That Robinson now had money—a few $20 bills in those Depression years seemed like a small fortune—gave him a sense of accomplishment at home as well. He climbed the stairs to the family apartment with bags of groceries purchased with his money. He helped his mother with her overdue bills. George loaned him a 1928 Ford to tool around town, and he found plenty of girls willing to hop in the front seat with a rising young fighter. “I didn’t have a license but I had money for gas, and that was better than a license,” Robinson would recall. He took his dates out to Coney Island, swooping up and away on the roller coaster through the night air. The neighborhood juvenile delinquents—sashaying around with their folded pocketknives and razor blades—steered clear of him. It was his reputation.
Her name was Marjorie, and she was pretty, with darkly hued skin, and an aggressive manner about her. He escorted her to dances on Lenox Avenue. They talked of his out-of-town journeys, of music and movies. He splurged, taking her to ice cream parlors, up and down the aisles of department stores. Other girls followed his comings and goings in the neighborhood, but he was bewitched by Marjorie and their sexual chemistry. When she became pregnant in 1938, he panicked, fleeing to his sisters for advice. They could only remind him of the importance of sharing the news with their mother, Leila. And that no-nonsense woman wasted little time in marching to the home of Marjorie’s parents. Leila Smith worried about scandal, her son’s future, and she promised them that her son would marry Marjorie. Marjorie’s parents, however, objected—while the girl remained silent under her father’s gaze. There were heated back-and-forth discussions, until Marjorie’s parents relented. The couple married in a ceremony at a local church—but not Salem Methodist. Ronnie Robinson was born in the fall of 1939. Shortly afterward, Sugar Ray and Marjorie had their marriage annulled. They had been nothing but teenage lovers and both came to believe it the best course. Robinson had financial responsibility for a child, but it did not derail him as it might have another young father. There were more fights, more money slipped to him by Gainford. It was, to him, an indication of what money could genuinely do. For the rest of his life, Sugar Ray would have just a minimal paternal relationship with his firstborn son.

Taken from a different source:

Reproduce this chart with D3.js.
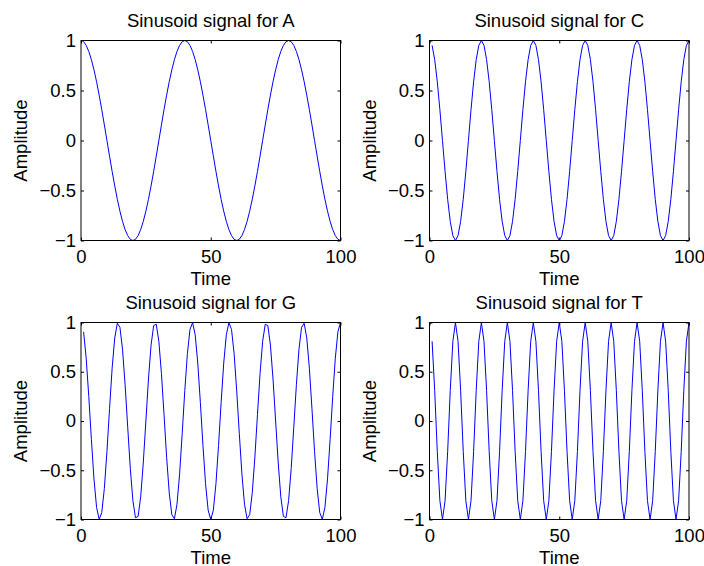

Beginning in 1922, the New York Daily News inaugurated a speed-skating event, dubbed the Silver Skates Derby. It was one of several activities and sporting events the newspaper promoted in hopes of boosting circulation and attracting new readers. Over the next few years the event became a public relations bonanza, talked about on the subways and praised in the executive suites of the newspaper itself. Paul Gallico, the Daily News sports editor, was surprised at the success of the annual event. Gallico happened to be enamored of amateur boxing, and had long dreamed of a local boxing tournament. He figured that such a tournament would be as successful as the skating derby if the newspaper got behind the idea. He decided to ask Joseph Patterson, the newspaper’s publisher, for a meeting. A group of newspaper officials, Patterson among them, listened to Gallico’s pitch over dinner at a restaurant in Little Italy. Patterson, himself dizzied by the success of the skating tournament, quickly agreed. (Anything that might boost circulation!) Patterson told Gallico he wanted it done in a topflight fashion, with nothing spared in terms of promotion. Gallico said he already had a name, a takeoff of Silver Skates: Golden Gloves. Sensing possibilities, the newspapermen made quite a merry party of it.
Gallico and others set about scouring the city and outer boroughs, informing amateur coaches of the planned competition. There would be elimination rounds in the city and outlying areas, they explained; there would be safeguards against fixes and the type of skullduggery long associated with the sport; there would be a round of championship bouts staged at Madison Square Garden to declare weight-class champions. Gallico worried, wondering if the feverishness of the preparations would be matched by the number of entrants. Some of the organizers of local boxing events considered themselves lucky if they got a hundred entrants in amateur tournaments. In one of his columns prior to the event, Gallico wrote that he hoped the competition would “unearth some unknown with a bland and modest smile and a kick like a navy smokeless, who will blast his way through” to the championship rounds. He was stunned when the entry forms began piling up on his desk; he had to cut off the submissions when the number of applications topped a thousand.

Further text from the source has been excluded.